News ID: 279652
Published: 0340 GMT January 19, 2021

Iran stock regulator resigns amid steep fall in share prices

Iran stock regulator resigns amid steep fall in share prices

The regulator of Iran’s stock market resigned amid a steep fall in share prices on Tuesday.

The president of the Securities and Exchange Organization of Iran (SEO), the body regulating the stock market in the country, tendered his resignation amid claims that poor management of the bourse is to blame for the steep fall in prices of shares in recent weeks, Press TV reported.

Hassan Qalibaf-Asl, appointed as SEO’s head in February, said in a resignation letter addressed to Iran’s finance minister on Tuesday that conditions needed to boost the market for both investors and listed companies were not good enough for him to continue in the role.

Iran’s High Council of the Bourse, which convened for a meeting later on Tuesday, will decide on the resignation. During a high-profile economic meeting, Iranian President Hassan Rouhani called on the council to take firm action to increase transparency in the stock market and to protect the rights of investors.

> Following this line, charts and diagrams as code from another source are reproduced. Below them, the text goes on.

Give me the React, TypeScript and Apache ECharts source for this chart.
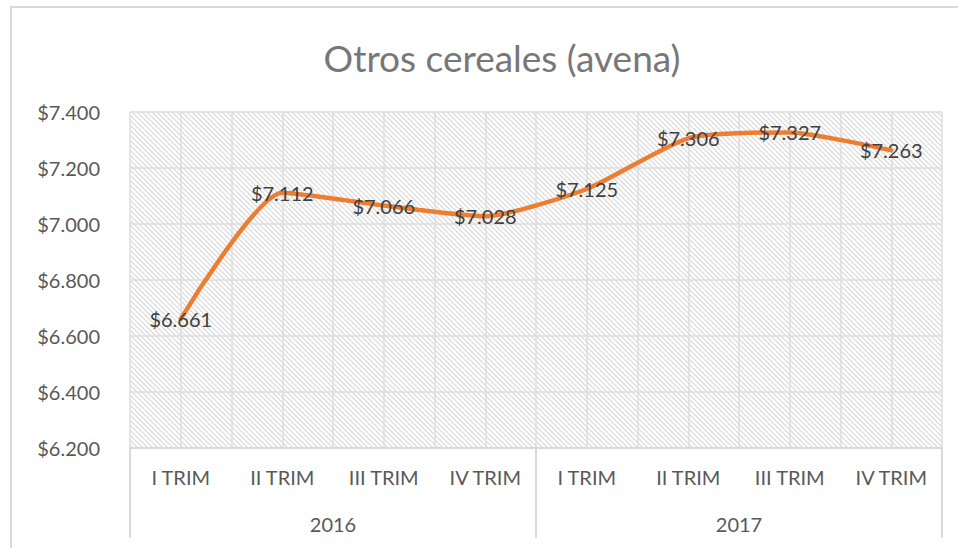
import React, { useEffect, useRef } from "react";
import * as echarts from "echarts";

const quarters = ["I TRIM", "II TRIM", "III TRIM", "IV TRIM", "I TRIM", "II TRIM", "III TRIM", "IV TRIM"];
const years = ["2016", "2017"];
const values = [6661, 7112, 7066, 7028, 7125, 7306, 7327, 7263];
const halfSlots = Array.from({ length: 16 }, (_, i) => String(i));

const FONT = "Lato";
const fmt = (v: number) => "$" + (v / 1000).toFixed(3);

function makeHatch() {
  const c = document.createElement("canvas");
  c.width = 5;
  c.height = 5;
  const ctx = c.getContext("2d")!;
  ctx.fillStyle = "#ffffff";
  ctx.fillRect(0, 0, 5, 5);
  ctx.strokeStyle = "#d6d6d6";
  ctx.lineWidth = 1.1;
  ctx.beginPath();
  ctx.moveTo(-1, -1);
  ctx.lineTo(6, 6);
  ctx.moveTo(-1, 4);
  ctx.lineTo(1, 6);
  ctx.moveTo(4, -1);
  ctx.lineTo(6, 1);
  ctx.stroke();
  return c;
}

export default function App() {
  const ref = useRef<HTMLDivElement>(null);
  useEffect(() => {
    if (!ref.current) return;
    const chart = echarts.init(ref.current, null, { renderer: "svg" });
    const hatch = makeHatch();
    chart.setOption({
      animation: false,
      backgroundColor: "#ffffff",
      title: {
        text: "Otros cereales (avena)",
        left: 497,
        top: 34,
        textAlign: "center",
        textStyle: { fontFamily: FONT, fontSize: 37, fontWeight: "normal", color: "#777777" },
      },
      graphic: [
        {
          type: "rect",
          shape: { x: 11, y: 7, width: 1200, height: 1200 },
          style: { fill: "none", stroke: "#d9d9d9", lineWidth: 2 },
          silent: true,
        },
      ],
      grid: {
        left: 130,
        right: 16,
        top: 112,
        bottom: 100,
        show: true,
        borderWidth: 0,
        backgroundColor: { image: hatch, repeat: "repeat", imageWidth: 5, imageHeight: 5 },
      },
      xAxis: [
        {
          type: "category",
          data: quarters,
          position: "bottom",
          boundaryGap: true,
          axisLine: { show: true, lineStyle: { color: "#d9d9d9", width: 2 } },
          axisTick: { show: false },
          splitLine: { show: false },
          axisLabel: {
            interval: 0,
            margin: 19,
            fontFamily: FONT,
            fontSize: 20,
            color: "#595959",
          },
        },
        {
          type: "category",
          data: years,
          position: "bottom",
          boundaryGap: true,
          axisLine: { show: false },
          axisTick: { show: true, length: 90, lineStyle: { color: "#d9d9d9", width: 2 } },
          splitLine: { show: false },
          axisLabel: {
            interval: 0,
            margin: 66,
            fontFamily: FONT,
            fontSize: 20,
            color: "#595959",
          },
        },
        {
          type: "category",
          data: halfSlots,
          position: "top",
          boundaryGap: true,
          show: true,
          axisLine: { show: false },
          axisTick: { show: false },
          axisLabel: { show: false },
          splitLine: { show: true, interval: 0, lineStyle: { color: "#dedede", width: 1.5 } },
        },
      ],
      yAxis: {
        type: "value",
        min: 6200,
        max: 7400,
        interval: 200,
        axisLine: { show: false },
        axisTick: { show: false },
        splitLine: { show: true, lineStyle: { color: "#dedede", width: 1.5 } },
        axisLabel: {
          margin: 30,
          fontFamily: FONT,
          fontSize: 20,
          color: "#595959",
          formatter: (v: number) => fmt(v),
        },
      },
      series: [
        {
          type: "line",
          xAxisIndex: 0,
          data: values,
          smooth: 0.2,
          symbol: "circle",
          symbolSize: 2,
          showSymbol: true,
          lineStyle: { color: "#ED7D31", width: 4.5, cap: "round", join: "round" },
          itemStyle: { color: "rgba(0,0,0,0)", borderWidth: 0 },
          label: {
            show: true,
            position: "inside",
            fontFamily: FONT,
            fontSize: 20,
            color: "#404040",
            formatter: (p: any) => fmt(p.value),
          },
          z: 5,
        },
      ],
    });
    return () => chart.dispose();
  }, []);
  return (
    <div
      ref={ref}
      style={{ position: "absolute", left: 0, top: 0, width: 958, height: 548 }}
    />
  );
}
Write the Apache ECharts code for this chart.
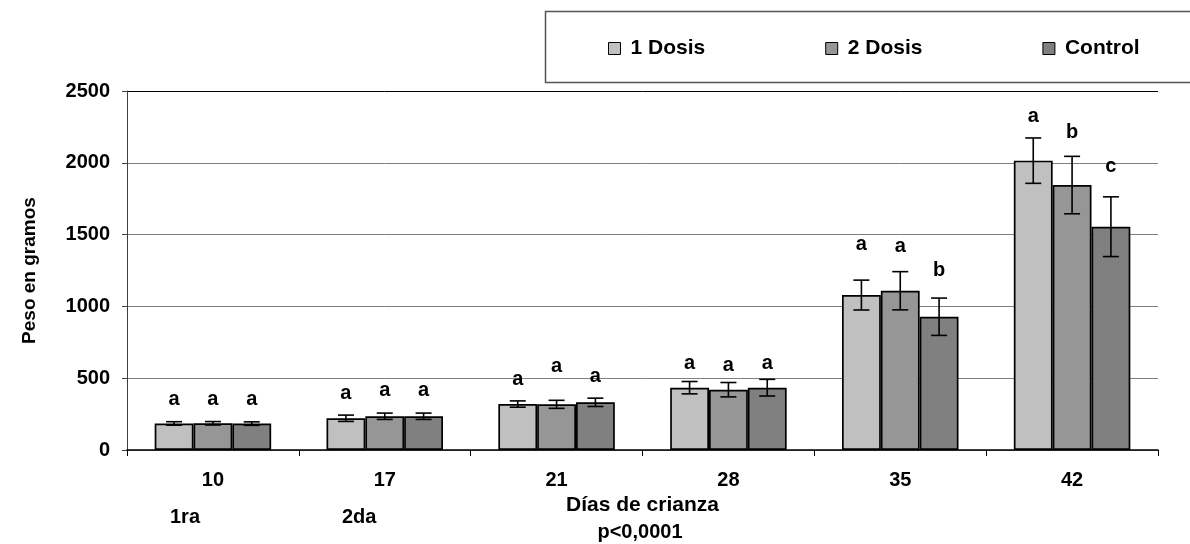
<!DOCTYPE html>
<html>
<head>
<meta charset="utf-8">
<script src="https://cdn.jsdelivr.net/npm/echarts@6/dist/echarts.min.js"></script>
<style>html,body{margin:0;padding:0;background:#fff}#c{width:1190px;height:544px}</style>
</head>
<body>
<div id="c"></div>
<script>
const categories = ['10', '17', '21', '28', '35', '42'];
const seriesNames = ['1 Dosis', '2 Dosis', 'Control'];
const dosis1 = [185, 221, 320, 434, 1079, 2015];
const dosis2 = [186, 235, 318, 420, 1109, 1845];
const control = [184, 235, 332, 434, 928, 1555];
const err1 = [12, 22, 22, 43, 104, 158];
const err2 = [12, 22, 28, 50, 133, 200];
const errC = [12, 22, 29, 58, 130, 208];
const letters1 = ['a', 'a', 'a', 'a', 'a', 'a'];
const letters2 = ['a', 'a', 'a', 'a', 'a', 'b'];
const lettersC = ['a', 'a', 'a', 'a', 'b', 'c'];
const letterY1 = [355, 397, 494, 604, 1428, 2321];
const letterY2 = [355, 411, 580, 592, 1416, 2210];
const letterYC = [355, 411, 510, 604, 1253, 1973];
const yTicks = [0, 500, 1000, 1500, 2000, 2500];

const FONT = "'Liberation Sans', Arial, sans-serif";
const colors = ['#C0C0C0', '#969696', '#808080'];
const values = [dosis1, dosis2, control];
const errs = [err1, err2, errC];
const letters = [letters1, letters2, lettersC];
const letterYs = [letterY1, letterY2, letterYC];
const BAR_FRAC = 0.226;

const chart = echarts.init(document.getElementById('c'));
const series = [];
values.forEach((vals, s) => {
  series.push({
    name: seriesNames[s], type: 'bar', data: vals,
    barWidth: (BAR_FRAC * 100) + '%', barGap: '0%',
    itemStyle: { color: colors[s], borderColor: '#000', borderWidth: 1.7 },
    z: 2
  });
});
values.forEach((vals, s) => {
  const off = s - 1;
  series.push({
    type: 'custom', silent: true, z: 5,
    data: vals.map((v, i) => [i, v - errs[s][i], v + errs[s][i]]),
    encode: { x: 0, y: [1, 2] },
    renderItem: function (params, api) {
      const band = api.size([1, 0])[0];
      const lo = api.coord([api.value(0), api.value(1)]);
      const hi = api.coord([api.value(0), api.value(2)]);
      const x = lo[0] + off * band * BAR_FRAC;
      const cap = 8;
      const st = { stroke: '#000', lineWidth: 1.6 };
      return { type: 'group', children: [
        { type: 'line', shape: { x1: x, y1: lo[1], x2: x, y2: hi[1] }, style: st },
        { type: 'line', shape: { x1: x - cap, y1: lo[1], x2: x + cap, y2: lo[1] }, style: st },
        { type: 'line', shape: { x1: x - cap, y1: hi[1], x2: x + cap, y2: hi[1] }, style: st }
      ] };
    }
  });
  series.push({
    type: 'custom', silent: true, z: 6,
    data: letterYs[s].map((v, i) => [i, v]),
    encode: { x: 0, y: 1 },
    renderItem: function (params, api) {
      const band = api.size([1, 0])[0];
      const p = api.coord([api.value(0), api.value(1)]);
      return { type: 'text', x: p[0] + off * band * BAR_FRAC, y: p[1],
        style: { text: letters[s][params.dataIndex], fill: '#000', font: 'bold 20px ' + FONT,
          align: 'center', verticalAlign: 'middle' } };
    }
  });
});

chart.setOption({
  animation: false,
  backgroundColor: '#fff',
  textStyle: { fontFamily: FONT },
  grid: { left: 127, right: 32, top: 91, bottom: 94, containLabel: false },
  legend: {
    data: seriesNames, left: 603, top: 33, itemWidth: 12, itemHeight: 12, itemGap: 120,
    icon: 'rect',
    itemStyle: { borderColor: '#000', borderWidth: 1 },
    textStyle: { fontFamily: FONT, fontWeight: 'bold', fontSize: 21, color: '#000', padding: [0, 0, 0, 5] }
  },
  graphic: [
    { type: 'rect', left: 543, top: 9, shape: { x: 0, y: 0, width: 700, height: 71 },
      style: { fill: 'none', stroke: '#555', lineWidth: 1.5 }, z: -1 },
    { type: 'text', left: 170, top: 507, style: { text: '1ra', font: 'bold 20px ' + FONT, fill: '#000' } },
    { type: 'text', left: 342, top: 507, style: { text: '2da', font: 'bold 20px ' + FONT, fill: '#000' } },
    { type: 'text', x: 640, y: 532, style: { text: 'p<0,0001', font: 'bold 20px ' + FONT, fill: '#000', align: 'center', verticalAlign: 'middle' } }
  ],
  xAxis: {
    type: 'category', data: categories,
    name: 'Días de crianza', nameLocation: 'middle', nameGap: 39,
    nameTextStyle: { fontFamily: FONT, fontWeight: 'bold', fontSize: 21, color: '#000' },
    axisLine: { lineStyle: { color: '#000', width: 1.5 } },
    axisTick: { show: true, length: 6, lineStyle: { color: '#000', width: 1 } },
    axisLabel: { margin: 20, color: '#000', fontFamily: FONT, fontWeight: 'bold', fontSize: 20 }
  },
  yAxis: {
    type: 'value', min: 0, max: 2500, interval: 500,
    name: 'Peso en gramos', nameLocation: 'middle', nameGap: 88, nameRotate: 90,
    nameTextStyle: { fontFamily: FONT, fontWeight: 'bold', fontSize: 19, color: '#000' },
    axisLine: { show: true, lineStyle: { color: '#404040', width: 1 } },
    axisTick: { show: true, length: 5, lineStyle: { color: '#404040', width: 1 } },
    axisLabel: { margin: 17, color: '#000', fontFamily: FONT, fontWeight: 'bold', fontSize: 20,
      formatter: v => yTicks.indexOf(v) >= 0 ? String(v) : '' },
    splitLine: { show: true, lineStyle: { color: ['#808080', '#808080', '#808080', '#808080', '#808080', '#000'], width: 1 } }
  },
  series: series
});
</script>
</body>
</html>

Qalibaf-Asl, a former 10-year president of the Tehran Stock Exchange (TSE), is resigning amid public outcry over the persistent fall in share prices in the TSE in recent months.

TSE’s main index, TEDPIX, has nearly halved since August when it was hovering around two million points. The index rose slightly by 385 points to 1.15 million points on Tuesday, mainly on Qalibaf-Asl’s resignation announcement.

Qalibaf-Asl oversaw a series of historic divestments of government-run companies, which included a sell-off for valuable shares of banks and oil refineries.


He was also in charge when the government allowed trading for tens of millions of vested shares of state-run companies held by poor and middle-class Iranians.

Experts believe TEDPIX has been falling mainly because Iran’s rial is regaining its lost value against foreign currencies. They say a stronger rial means lower profits for export companies listed in the stock market, prompting many investors to sell their shares over fears they would further drop in value.